Task to complete :: Write out the data below exactly as given, without any of its pictures.

Data section ::
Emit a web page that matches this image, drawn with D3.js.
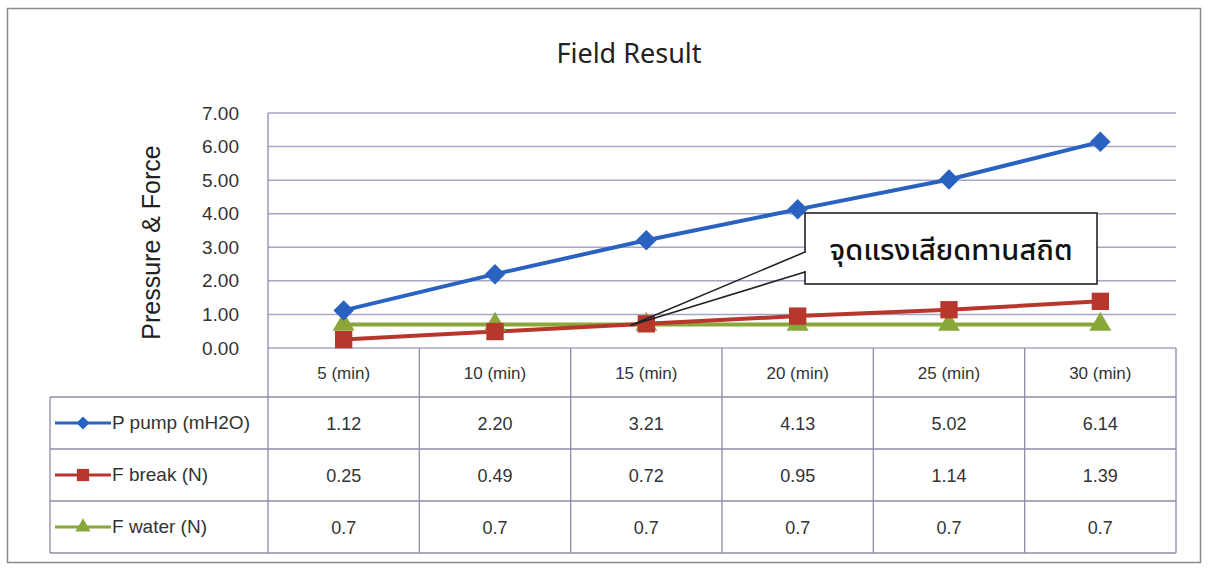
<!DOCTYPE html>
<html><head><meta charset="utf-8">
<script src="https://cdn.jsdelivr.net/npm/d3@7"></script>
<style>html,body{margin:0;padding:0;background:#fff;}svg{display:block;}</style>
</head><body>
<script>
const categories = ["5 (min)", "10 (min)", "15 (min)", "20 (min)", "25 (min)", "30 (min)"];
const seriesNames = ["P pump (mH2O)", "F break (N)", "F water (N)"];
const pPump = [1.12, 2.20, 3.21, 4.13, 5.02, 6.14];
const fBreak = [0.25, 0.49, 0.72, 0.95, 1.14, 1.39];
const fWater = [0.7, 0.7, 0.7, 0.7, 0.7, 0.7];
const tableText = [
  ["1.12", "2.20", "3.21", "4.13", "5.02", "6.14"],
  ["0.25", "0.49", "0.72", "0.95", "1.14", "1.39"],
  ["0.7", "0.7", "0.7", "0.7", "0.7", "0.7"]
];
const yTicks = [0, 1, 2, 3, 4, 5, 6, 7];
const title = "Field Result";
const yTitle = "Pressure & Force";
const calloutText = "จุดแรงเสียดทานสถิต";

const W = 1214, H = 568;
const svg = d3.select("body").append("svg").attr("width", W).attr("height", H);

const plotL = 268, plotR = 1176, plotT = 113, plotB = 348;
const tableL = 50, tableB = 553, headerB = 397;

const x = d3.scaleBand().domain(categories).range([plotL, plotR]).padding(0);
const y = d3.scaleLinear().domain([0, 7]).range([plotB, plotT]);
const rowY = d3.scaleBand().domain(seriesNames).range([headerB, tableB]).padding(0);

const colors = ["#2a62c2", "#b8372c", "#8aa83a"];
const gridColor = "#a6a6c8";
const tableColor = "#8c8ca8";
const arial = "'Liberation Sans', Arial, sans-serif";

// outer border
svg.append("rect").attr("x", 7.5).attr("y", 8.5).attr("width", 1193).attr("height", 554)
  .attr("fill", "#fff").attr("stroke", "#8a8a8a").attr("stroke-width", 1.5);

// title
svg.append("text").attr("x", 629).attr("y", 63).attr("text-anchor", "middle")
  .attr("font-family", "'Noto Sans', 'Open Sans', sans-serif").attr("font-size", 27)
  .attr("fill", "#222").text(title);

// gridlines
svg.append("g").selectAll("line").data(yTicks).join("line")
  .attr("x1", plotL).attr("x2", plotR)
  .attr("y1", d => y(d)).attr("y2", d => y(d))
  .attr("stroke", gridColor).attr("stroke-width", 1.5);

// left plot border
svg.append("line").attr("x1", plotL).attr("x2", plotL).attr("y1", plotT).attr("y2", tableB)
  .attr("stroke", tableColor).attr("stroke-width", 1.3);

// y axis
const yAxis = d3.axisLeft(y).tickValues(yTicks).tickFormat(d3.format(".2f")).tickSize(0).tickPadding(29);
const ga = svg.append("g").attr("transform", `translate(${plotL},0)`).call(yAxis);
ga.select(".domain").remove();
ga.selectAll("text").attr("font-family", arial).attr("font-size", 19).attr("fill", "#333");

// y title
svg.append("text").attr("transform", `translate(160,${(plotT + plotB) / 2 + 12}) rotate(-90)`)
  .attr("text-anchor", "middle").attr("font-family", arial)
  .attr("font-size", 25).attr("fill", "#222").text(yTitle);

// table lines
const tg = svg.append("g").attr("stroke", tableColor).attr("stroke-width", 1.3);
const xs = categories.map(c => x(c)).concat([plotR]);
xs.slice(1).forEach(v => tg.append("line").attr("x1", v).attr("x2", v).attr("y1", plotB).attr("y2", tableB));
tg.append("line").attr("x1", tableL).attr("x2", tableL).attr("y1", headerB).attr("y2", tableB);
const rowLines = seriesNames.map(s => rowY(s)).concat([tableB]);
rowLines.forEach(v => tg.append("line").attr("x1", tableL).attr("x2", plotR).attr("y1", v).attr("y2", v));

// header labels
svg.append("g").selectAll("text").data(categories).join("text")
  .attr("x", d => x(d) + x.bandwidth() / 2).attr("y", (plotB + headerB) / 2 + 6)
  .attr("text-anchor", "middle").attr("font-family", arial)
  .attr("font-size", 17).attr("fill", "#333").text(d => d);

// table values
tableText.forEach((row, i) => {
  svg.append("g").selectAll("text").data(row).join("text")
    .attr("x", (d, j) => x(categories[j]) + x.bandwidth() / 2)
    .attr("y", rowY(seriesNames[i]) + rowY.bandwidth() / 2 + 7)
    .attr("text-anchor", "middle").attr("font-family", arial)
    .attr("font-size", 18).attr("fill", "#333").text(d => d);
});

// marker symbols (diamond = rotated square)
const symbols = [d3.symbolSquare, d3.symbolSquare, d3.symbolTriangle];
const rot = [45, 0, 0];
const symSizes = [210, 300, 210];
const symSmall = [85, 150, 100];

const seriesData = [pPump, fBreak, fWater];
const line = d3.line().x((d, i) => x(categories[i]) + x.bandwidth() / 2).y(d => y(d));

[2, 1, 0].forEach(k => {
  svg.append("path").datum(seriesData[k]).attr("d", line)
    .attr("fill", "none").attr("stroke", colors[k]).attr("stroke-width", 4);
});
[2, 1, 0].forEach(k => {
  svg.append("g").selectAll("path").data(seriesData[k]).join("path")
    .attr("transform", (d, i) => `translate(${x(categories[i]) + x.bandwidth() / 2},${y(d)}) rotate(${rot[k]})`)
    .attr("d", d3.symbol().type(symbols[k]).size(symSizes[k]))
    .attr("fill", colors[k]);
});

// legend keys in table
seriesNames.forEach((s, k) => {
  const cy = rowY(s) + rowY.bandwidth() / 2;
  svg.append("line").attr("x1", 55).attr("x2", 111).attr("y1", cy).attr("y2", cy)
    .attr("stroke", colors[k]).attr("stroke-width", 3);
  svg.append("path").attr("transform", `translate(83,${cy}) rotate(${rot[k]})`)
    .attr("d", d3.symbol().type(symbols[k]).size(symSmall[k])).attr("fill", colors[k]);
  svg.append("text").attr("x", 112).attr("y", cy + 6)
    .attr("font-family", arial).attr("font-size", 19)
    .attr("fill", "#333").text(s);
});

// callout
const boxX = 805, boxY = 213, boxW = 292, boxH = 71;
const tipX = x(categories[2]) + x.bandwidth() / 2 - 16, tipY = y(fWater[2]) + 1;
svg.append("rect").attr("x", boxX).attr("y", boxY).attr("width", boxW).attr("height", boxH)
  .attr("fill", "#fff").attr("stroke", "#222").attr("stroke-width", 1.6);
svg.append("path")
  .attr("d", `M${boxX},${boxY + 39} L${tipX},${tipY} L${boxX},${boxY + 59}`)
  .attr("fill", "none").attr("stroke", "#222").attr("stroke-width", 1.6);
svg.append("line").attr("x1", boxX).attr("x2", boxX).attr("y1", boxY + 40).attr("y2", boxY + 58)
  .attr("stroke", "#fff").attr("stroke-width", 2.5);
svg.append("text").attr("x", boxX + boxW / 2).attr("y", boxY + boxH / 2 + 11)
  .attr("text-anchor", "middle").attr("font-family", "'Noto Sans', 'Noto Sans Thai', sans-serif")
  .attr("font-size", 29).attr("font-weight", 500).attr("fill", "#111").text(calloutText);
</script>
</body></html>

Task answer ::
Emit a web page that matches this image, drawn with D3.js.
<!DOCTYPE html>
<html><head><meta charset="utf-8">
<script src="https://cdn.jsdelivr.net/npm/d3@7"></script>
<style>html,body{margin:0;padding:0;background:#fff;}svg{display:block;}</style>
</head><body>
<script>
const categories = ["5 (min)", "10 (min)", "15 (min)", "20 (min)", "25 (min)", "30 (min)"];
const seriesNames = ["P pump (mH2O)", "F break (N)", "F water (N)"];
const pPump = [1.12, 2.20, 3.21, 4.13, 5.02, 6.14];
const fBreak = [0.25, 0.49, 0.72, 0.95, 1.14, 1.39];
const fWater = [0.7, 0.7, 0.7, 0.7, 0.7, 0.7];
const tableText = [
  ["1.12", "2.20", "3.21", "4.13", "5.02", "6.14"],
  ["0.25", "0.49", "0.72", "0.95", "1.14", "1.39"],
  ["0.7", "0.7", "0.7", "0.7", "0.7", "0.7"]
];
const yTicks = [0, 1, 2, 3, 4, 5, 6, 7];
const title = "Field Result";
const yTitle = "Pressure & Force";
const calloutText = "จุดแรงเสียดทานสถิต";

const W = 1214, H = 568;
const svg = d3.select("body").append("svg").attr("width", W).attr("height", H);

const plotL = 268, plotR = 1176, plotT = 113, plotB = 348;
const tableL = 50, tableB = 553, headerB = 397;

const x = d3.scaleBand().domain(categories).range([plotL, plotR]).padding(0);
const y = d3.scaleLinear().domain([0, 7]).range([plotB, plotT]);
const rowY = d3.scaleBand().domain(seriesNames).range([headerB, tableB]).padding(0);

const colors = ["#2a62c2", "#b8372c", "#8aa83a"];
const gridColor = "#a6a6c8";
const tableColor = "#8c8ca8";
const arial = "'Liberation Sans', Arial, sans-serif";

// outer border
svg.append("rect").attr("x", 7.5).attr("y", 8.5).attr("width", 1193).attr("height", 554)
  .attr("fill", "#fff").attr("stroke", "#8a8a8a").attr("stroke-width", 1.5);

// title
svg.append("text").attr("x", 629).attr("y", 63).attr("text-anchor", "middle")
  .attr("font-family", "'Noto Sans', 'Open Sans', sans-serif").attr("font-size", 27)
  .attr("fill", "#222").text(title);

// gridlines
svg.append("g").selectAll("line").data(yTicks).join("line")
  .attr("x1", plotL).attr("x2", plotR)
  .attr("y1", d => y(d)).attr("y2", d => y(d))
  .attr("stroke", gridColor).attr("stroke-width", 1.5);

// left plot border
svg.append("line").attr("x1", plotL).attr("x2", plotL).attr("y1", plotT).attr("y2", tableB)
  .attr("stroke", tableColor).attr("stroke-width", 1.3);

// y axis
const yAxis = d3.axisLeft(y).tickValues(yTicks).tickFormat(d3.format(".2f")).tickSize(0).tickPadding(29);
const ga = svg.append("g").attr("transform", `translate(${plotL},0)`).call(yAxis);
ga.select(".domain").remove();
ga.selectAll("text").attr("font-family", arial).attr("font-size", 19).attr("fill", "#333");

// y title
svg.append("text").attr("transform", `translate(160,${(plotT + plotB) / 2 + 12}) rotate(-90)`)
  .attr("text-anchor", "middle").attr("font-family", arial)
  .attr("font-size", 25).attr("fill", "#222").text(yTitle);

// table lines
const tg = svg.append("g").attr("stroke", tableColor).attr("stroke-width", 1.3);
const xs = categories.map(c => x(c)).concat([plotR]);
xs.slice(1).forEach(v => tg.append("line").attr("x1", v).attr("x2", v).attr("y1", plotB).attr("y2", tableB));
tg.append("line").attr("x1", tableL).attr("x2", tableL).attr("y1", headerB).attr("y2", tableB);
const rowLines = seriesNames.map(s => rowY(s)).concat([tableB]);
rowLines.forEach(v => tg.append("line").attr("x1", tableL).attr("x2", plotR).attr("y1", v).attr("y2", v));

// header labels
svg.append("g").selectAll("text").data(categories).join("text")
  .attr("x", d => x(d) + x.bandwidth() / 2).attr("y", (plotB + headerB) / 2 + 6)
  .attr("text-anchor", "middle").attr("font-family", arial)
  .attr("font-size", 17).attr("fill", "#333").text(d => d);

// table values
tableText.forEach((row, i) => {
  svg.append("g").selectAll("text").data(row).join("text")
    .attr("x", (d, j) => x(categories[j]) + x.bandwidth() / 2)
    .attr("y", rowY(seriesNames[i]) + rowY.bandwidth() / 2 + 7)
    .attr("text-anchor", "middle").attr("font-family", arial)
    .attr("font-size", 18).attr("fill", "#333").text(d => d);
});

// marker symbols (diamond = rotated square)
const symbols = [d3.symbolSquare, d3.symbolSquare, d3.symbolTriangle];
const rot = [45, 0, 0];
const symSizes = [210, 300, 210];
const symSmall = [85, 150, 100];

const seriesData = [pPump, fBreak, fWater];
const line = d3.line().x((d, i) => x(categories[i]) + x.bandwidth() / 2).y(d => y(d));

[2, 1, 0].forEach(k => {
  svg.append("path").datum(seriesData[k]).attr("d", line)
    .attr("fill", "none").attr("stroke", colors[k]).attr("stroke-width", 4);
});
[2, 1, 0].forEach(k => {
  svg.append("g").selectAll("path").data(seriesData[k]).join("path")
    .attr("transform", (d, i) => `translate(${x(categories[i]) + x.bandwidth() / 2},${y(d)}) rotate(${rot[k]})`)
    .attr("d", d3.symbol().type(symbols[k]).size(symSizes[k]))
    .attr("fill", colors[k]);
});

// legend keys in table
seriesNames.forEach((s, k) => {
  const cy = rowY(s) + rowY.bandwidth() / 2;
  svg.append("line").attr("x1", 55).attr("x2", 111).attr("y1", cy).attr("y2", cy)
    .attr("stroke", colors[k]).attr("stroke-width", 3);
  svg.append("path").attr("transform", `translate(83,${cy}) rotate(${rot[k]})`)
    .attr("d", d3.symbol().type(symbols[k]).size(symSmall[k])).attr("fill", colors[k]);
  svg.append("text").attr("x", 112).attr("y", cy + 6)
    .attr("font-family", arial).attr("font-size", 19)
    .attr("fill", "#333").text(s);
});

// callout
const boxX = 805, boxY = 213, boxW = 292, boxH = 71;
const tipX = x(categories[2]) + x.bandwidth() / 2 - 16, tipY = y(fWater[2]) + 1;
svg.append("rect").attr("x", boxX).attr("y", boxY).attr("width", boxW).attr("height", boxH)
  .attr("fill", "#fff").attr("stroke", "#222").attr("stroke-width", 1.6);
svg.append("path")
  .attr("d", `M${boxX},${boxY + 39} L${tipX},${tipY} L${boxX},${boxY + 59}`)
  .attr("fill", "none").attr("stroke", "#222").attr("stroke-width", 1.6);
svg.append("line").attr("x1", boxX).attr("x2", boxX).attr("y1", boxY + 40).attr("y2", boxY + 58)
  .attr("stroke", "#fff").attr("stroke-width", 2.5);
svg.append("text").attr("x", boxX + boxW / 2).attr("y", boxY + boxH / 2 + 11)
  .attr("text-anchor", "middle").attr("font-family", "'Noto Sans', 'Noto Sans Thai', sans-serif")
  .attr("font-size", 29).attr("font-weight", 500).attr("fill", "#111").text(calloutText);
</script>
</body></html>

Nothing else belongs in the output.